Mike Lesakowski is in a fight, and 39 other hockey players are piling on. But this is no ordinary hockey game at the HarborCenter in Buffalo, New York. The fight here is against cancer.
The goal is to raise research dollars by playing the longest match on record.
Lesakowski’s wife was 35 years old when doctors diagnosed her with an aggressive form of breast cancer. Fortunately, she survived and is now cancer-free — but several years later, in 2016, Lesakowski lost his mother to the disease.
That’s when the Buffalo native decided to use his longtime hobby to fight cancer. “Hockey was a no-brainer, I was involved with hockey all my life,” he told CNN.

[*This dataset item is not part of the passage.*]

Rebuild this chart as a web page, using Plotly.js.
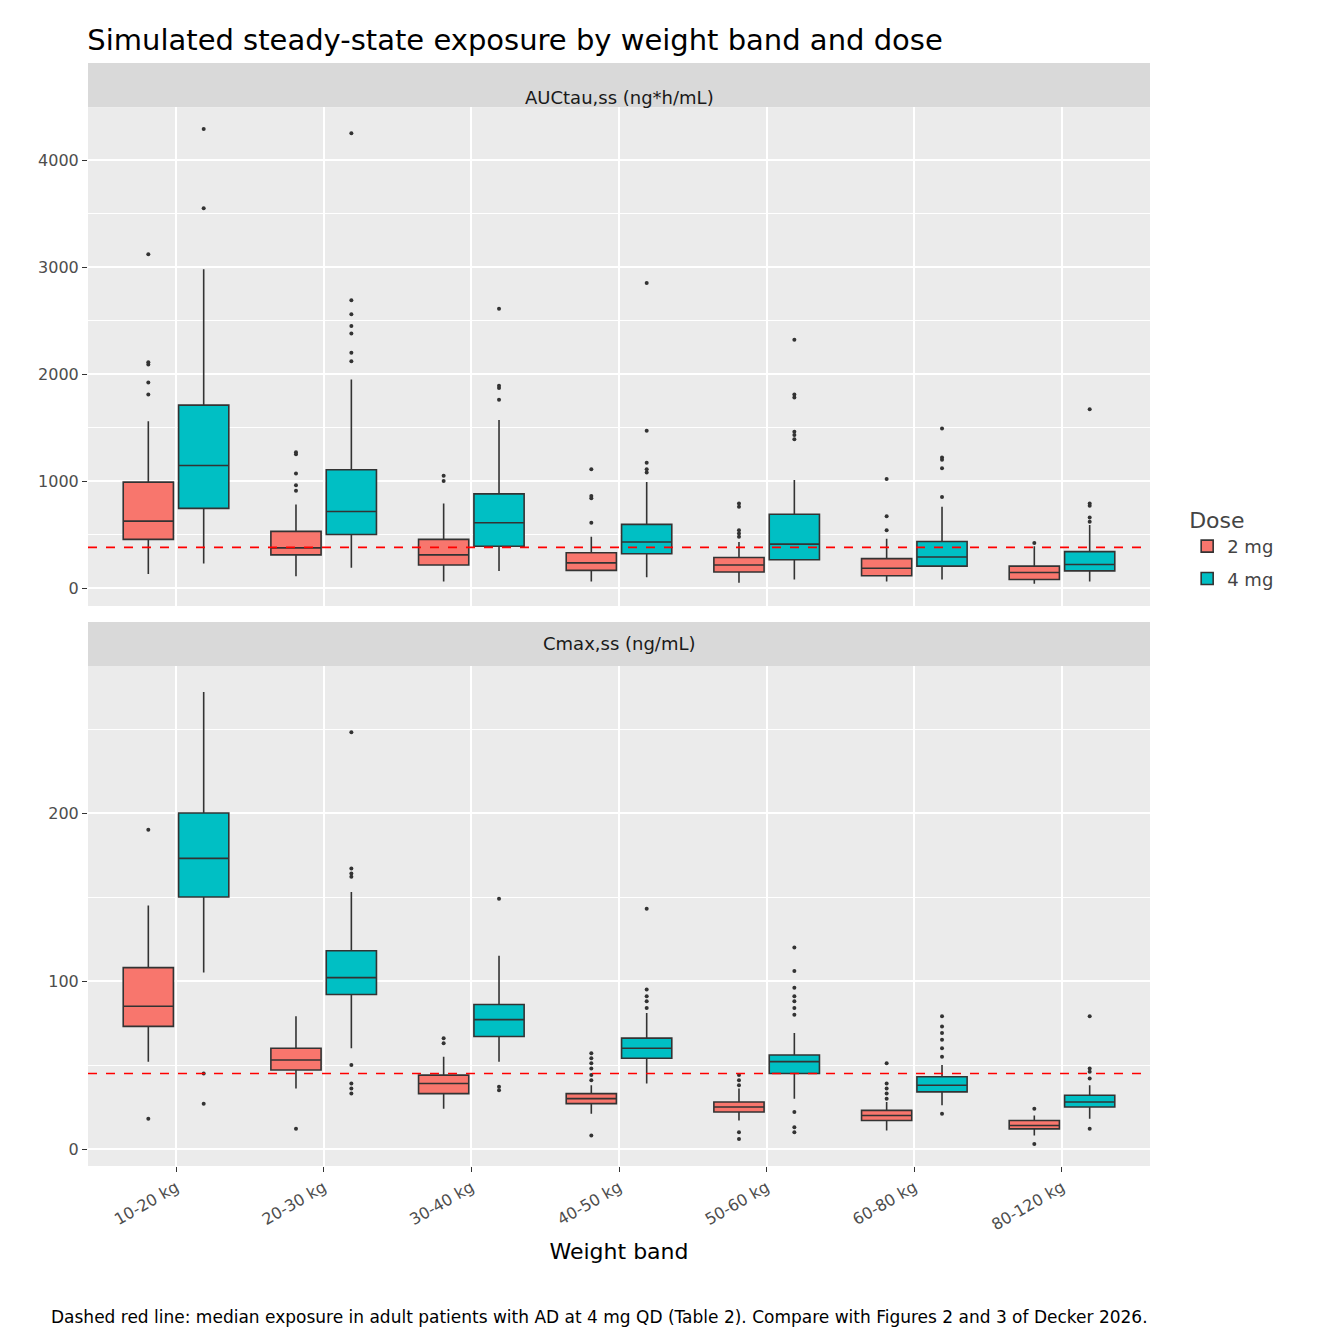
<!DOCTYPE html>
<html>
<head>
<meta charset="utf-8">
<script src="https://cdn.plot.ly/plotly-3.0.1.min.js"></script>
<style>body{margin:0}</style>
</head>
<body>
<div id="myPlot" style="width:1344px;height:1344px"></div>
<script>
// weight bands
let bands=['10-20 kg','20-30 kg','30-40 kg','40-50 kg','50-60 kg','60-80 kg','80-120 kg']
// box stats per band: [lowerfence, q1, median, q3, upperfence]
let auc2=[[130,455,625,990,1560],[110,310,375,530,780],[60,215,310,455,790],[60,165,235,330,480],[50,150,215,285,430],[60,115,185,275,460],[40,80,145,205,390]]
let auc4=[[230,745,1145,1710,2980],[190,500,715,1105,1950],[160,390,610,880,1570],[100,320,430,595,990],[80,265,410,690,1010],[80,205,290,435,760],[60,160,220,340,590]]
let auc2Out=[[1810,1920,2090,2110,3120],[910,960,1070,1250,1270],[1000,1050],[610,840,860,1110],[480,510,540,760,790],[540,670,1020],[420]]
let auc4Out=[[3550,4290],[2120,2200,2380,2450,2560,2690,4250],[1760,1870,1890,2610],[1080,1110,1170,1470,2850],[1390,1430,1460,1780,1810,2320],[850,1120,1200,1220,1490],[620,660,770,790,1670]]
let cmax2=[[52,73,85,108,145],[36,47,53,60,79],[24,33,39,44,55],[21,27,30,33,38],[17,22,25,28,36],[11,17,20,23,28],[8,12,14,17,20]]
let cmax4=[[105,150,173,200,272],[60,92,102,118,153],[52,67,77,86,115],[39,54,60,66,81],[30,45,52,56,69],[26,34,38,43,50],[18,25,28,32,38]]
let cmax2Out=[[18,190],[12],[63,66],[8,41,44,48,51,54,57],[6,10,38,41,44],[30,33,36,39,51],[3,24]]
let cmax4Out=[[27,45],[33,36,39,50,162,164,167,248],[35,37,149],[84,88,91,95,143],[10,13,22,80,84,88,91,96,106,120],[21,55,60,65,69,73,79],[12,42,46,48,79]]
let refAuc=380
let refCmax=45

let red='#F8766D', teal='#00BFC4'
let data=[]
function addSet(stats,outs,off,color,name,xa,ya,show){
    let xs=bands.map((b,i)=>i+1+off)
    data.push({type:'box',name:name,legendgroup:name,showlegend:show,x:xs,
        q1:stats.map(s=>s[1]),median:stats.map(s=>s[2]),q3:stats.map(s=>s[3]),
        lowerfence:stats.map(s=>s[0]),upperfence:stats.map(s=>s[4]),
        width:0.34,fillcolor:color,line:{color:'#333333',width:1.6},
        whiskerwidth:0,xaxis:xa,yaxis:ya,hoverinfo:'skip'})
    let ox=[],oy=[]
    outs.forEach((o,i)=>o.forEach(v=>{ox.push(i+1+off);oy.push(v)}))
    data.push({type:'scatter',mode:'markers',x:ox,y:oy,showlegend:false,
        marker:{color:'#333333',size:4},xaxis:xa,yaxis:ya,hoverinfo:'skip'})
}
addSet(auc2,auc2Out,-0.1875,red,'2 mg','x','y',true)
addSet(auc4,auc4Out,0.1875,teal,'4 mg','x','y',true)
addSet(cmax2,cmax2Out,-0.1875,red,'2 mg','x2','y2',false)
addSet(cmax4,cmax4Out,0.1875,teal,'4 mg','x2','y2',false)
data.push({type:'scatter',mode:'lines',x:[0.404,7.596],y:[refAuc,refAuc],xaxis:'x',yaxis:'y',showlegend:false,line:{color:'red',dash:'dash',width:1.6},hoverinfo:'skip'})
data.push({type:'scatter',mode:'lines',x:[0.404,7.596],y:[refCmax,refCmax],xaxis:'x2',yaxis:'y2',showlegend:false,line:{color:'red',dash:'dash',width:1.6},hoverinfo:'skip'})

let tickf={family:'DejaVu Sans',size:16,color:'#4D4D4D'}
let xbase={range:[0.404,7.596],tickvals:bands.map((b,i)=>i+1),showgrid:true,gridcolor:'white',gridwidth:2,zeroline:false,ticks:'outside',ticklen:5,tickcolor:'#333333',tickfont:tickf}
let ybase={showgrid:true,gridcolor:'white',gridwidth:2,zeroline:false,ticks:'outside',ticklen:5,tickcolor:'#333333',tickfont:tickf,minor:{showgrid:true,gridcolor:'white',gridwidth:1}}
let layout={
    width:1344,height:1344,
    margin:{l:88,r:194,t:63,b:178},
    paper_bgcolor:'white',plot_bgcolor:'#EBEBEB',
    boxmode:'overlay',
    font:{family:'DejaVu Sans'},
    title:{text:'Simulated steady-state exposure by weight band and dose',x:0.065,xanchor:'left',y:0.978,font:{size:29,color:'black'}},
    xaxis:Object.assign({},xbase,{anchor:'y',showticklabels:false,ticks:''}),
    yaxis:Object.assign({},ybase,{domain:[0.5077,0.960],range:[-168,4495],tickvals:[0,1000,2000,3000,4000],minor:{tickvals:[500,1500,2500,3500],showgrid:true,gridcolor:'white',gridwidth:1}}),
    xaxis2:Object.assign({},xbase,{anchor:'y2',ticktext:bands,tickangle:-30,title:{text:'Weight band',font:{size:22,color:'black'},standoff:10}}),
    yaxis2:Object.assign({},ybase,{domain:[0,0.4533],range:[-10.1,287.5],tickvals:[0,100,200],minor:{tickvals:[50,150,250],showgrid:true,gridcolor:'white',gridwidth:1}}),
    shapes:[
        {type:'rect',xref:'paper',yref:'paper',x0:0,x1:1,y0:0.960,y1:1.0,fillcolor:'#D9D9D9',line:{width:0}},
        {type:'rect',xref:'paper',yref:'paper',x0:0,x1:1,y0:0.4533,y1:0.4932,fillcolor:'#D9D9D9',line:{width:0}}
    ],
    annotations:[
        {text:'AUCtau,ss (ng*h/mL)',xref:'paper',yref:'paper',x:0.5,y:0.980,showarrow:false,font:{size:18,color:'#1A1A1A'}},
        {text:'Cmax,ss (ng/mL)',xref:'paper',yref:'paper',x:0.5,y:0.4733,showarrow:false,font:{size:18,color:'#1A1A1A'}},
        {text:'Dashed red line: median exposure in adult patients with AD at 4 mg QD (Table 2). Compare with Figures 2 and 3 of Decker 2026.',xref:'paper',yref:'paper',x:1,xanchor:'right',y:-0.137,yanchor:'middle',showarrow:false,font:{size:17,color:'black'}}
    ],
    legend:{x:1.035,xanchor:'left',y:0.56,yanchor:'middle',title:{text:'Dose',font:{size:22}},font:{size:18},bgcolor:'white',tracegroupgap:6}
}
Plotly.newPlot('myPlot',data,layout,{displayModeBar:false})
</script>
</body>
</html>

His idea is simple: get sponsors, play the match, and raise funds for the hospital that cared for his wife: The Roswell Park Cancer Institute. “Basically they saved her life,” Lesakowski said.
The current record for the longest game, set by Canadians in 2015, is 250 hours, 3 minutes. That’s almost 11 days of nonstop hockey. Lesakowski’s match began on June 23, and there’s still a long way to go.
Raising the cash
Lesakowski reached out to the hospital last October and told them about his plan.
“…we told them (we were going to raise) $500,000 — I’m not sure if they believed us, quite frankly,” he said.
But he built up his team, assembling 40 players in all, including “friends and family — high school, college, pickup hockey players … that sort of thing,” Lesakowski explained.
He asked each player to raise $5,000 at first. “When he made that quota I was like ‘you’re crazy, Mike,'” Dave Jickster, one player on the team, recalled.
But the team’s hard work paid off.
“There’s one guy who raised $155,000 and a couple of guys, who work nine-to-five jobs, raised $30,000,” Jickster said.
In fact, the team was so successful that Lesakowski doubled the goal to $1,000,000. With the help of more than 3,000 donors, he reached that amount this week.
For Lesakowski and his teammates, it’s all very personal.
“My wife would have died 10 years ago,” he says. “She was saved by a clinical trial. It’s because research money went to the drug that saved her.”
The same is true for many others on the team.
Jickster lost a longtime friend and father figure to kidney cancer.
“I am playing in honor of him — he just passed away this past May.” And for the hospital, the million dollars can make a huge difference.
“Our million dollars translates to 13 to 14 million dollars as seed money to seek further grants and funding,” Lesakowski explained.
Playing the game
So, how are Lesakowski, Jickster, and the 38 other guys playing hockey nonstop for 11 days?
Mostly in shifts. Guinness World Records rules say that at any one time there must be six people per team on the ice. Each 20-man team worked out a schedule where players are in the game for four and a half hours and then off for nine. That may not sound so bad, but the rules also require them to stay on the premises for the whole attempt.
“We took four rooms, two locker rooms and two storage rooms and converted them to bunk rooms,” Lesakowki said.
And, in testament to the support of the community, the mattresses, as well as the food they are eating, and even the arena itself, are donations from local businesses.
The game is set to wrap up July 3. Lesakowski says it’s all about stamina, strength and spirit.
“If anybody wants to make a difference, don’t let anybody tell you that you can’t do it,” he told CNN before the puck dropped.
“Having a passion, you can make something come to life.”